Objective: “The project started as a hard drive of infrared-triggered trail camera photos from Parks Canada that was part of a study on animal location and movements as it intersected with human hiking trails, highways and train routes.
“We developed it into a bigger story about the intersection of humans, animals and technology and how we look at the world through a lens of technology that sometimes shrouds our judgement and disconnects us from nature, the roots and instincts from which we came. The project was intended for an international audience interested in animals, environment, design, technology and surveillance issues. The project, like all our projects, is available for licensing and we’re in discussion with some broadcasters about producing and licensing a custom version for them.”
Project spend: “The interactive documentary cost $495,000 to produce. The installations and live events have been co-funded by various partners and museums and in some cases we just send them a hard drive and lend them the iPads from our installation.”
Did you meet your objective? What was your ROI or audience engagement stats/numbers? “The project received tremendous interest and engagement with its launch at Sundance in January. The environmental and technology press picked up the story and it was on Reddit, triggering a big spike of over 30,000 visits two days after the project was unveiled.
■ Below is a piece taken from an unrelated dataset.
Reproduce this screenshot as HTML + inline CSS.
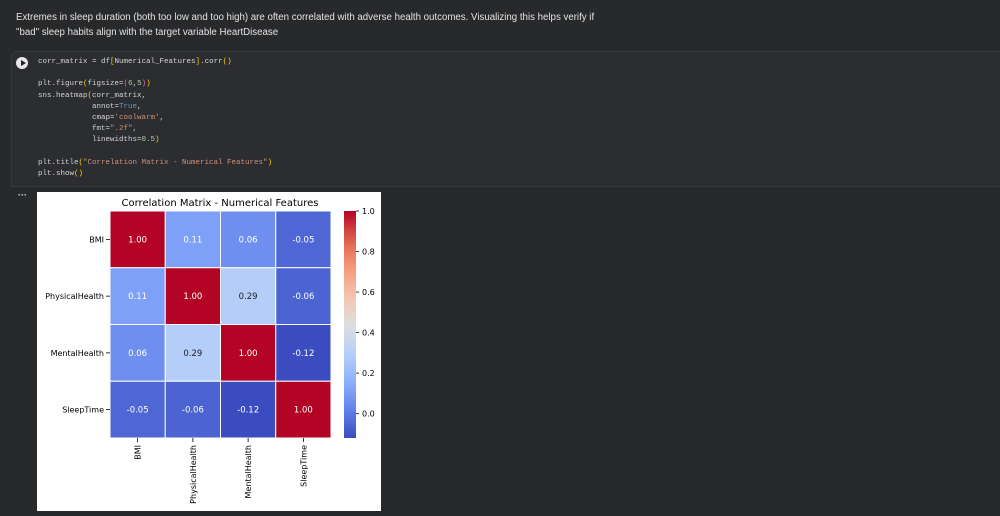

The project has been studied at MIT and several European universities for how it pushes the boundaries of what documentary is. It’s won prestigious awards for design: the Cannes Cyber Lions Awards, a first for the NFB, for journalism, it won an Online Journalism Award. And now, among peers, its a finalist in the Digi Awards. The project has received over 220,000 visits which is on track for our targets and continues to engage and have traffic spikes every couple of weeks.
Project afterlife: “The storyworld that we launched at Sundance, that was a three-act release of the live event, installation and international online launch. And, the one-week social narrative story we ran ‘on the ground’ on Tumblr, Twitter and a mobile microsite has opened up many doors for the project and new approaches for the NFB.
“Bear 71, with five musicians, projected on 80 feet of screens with eight-channel live surround sound was the opening gala at a documentary festival in Vancouver (DOXA) to over 900 people. The live version with Jeremy and Heather was part of the short program closing night at Rooftop Films in New York; the European premiere happened at Amsterdam’s IDFA in November, and the project was brought home at the Mountain Film Festival in Banff where Bear 71 lived. We continue to get requests for Bear 71 live and the installation to travel.”
Thoughts on the transmedia and interactive space: “We are taking our lessons learned from Bear 71 and applying them to future projects and our programming as a whole. We are exploring storyworlds and social narrative stories for our upcoming projects which will involve films and interactive works combined. We have released an interactive graphic novel for iPad and Android tablets (coming Dec. 18) called the Loxleys and the War of 1812 to teenagers 14-18 as part of our program for schools and have upcoming projects on smartphones, tablets, the desktop web, installations and live events.”
The Digi Awards, which recognize ground-breaking Canadian digital media companies, projects, products and pioneers will be handed out Dec. 4 at the Carlu in Toronto.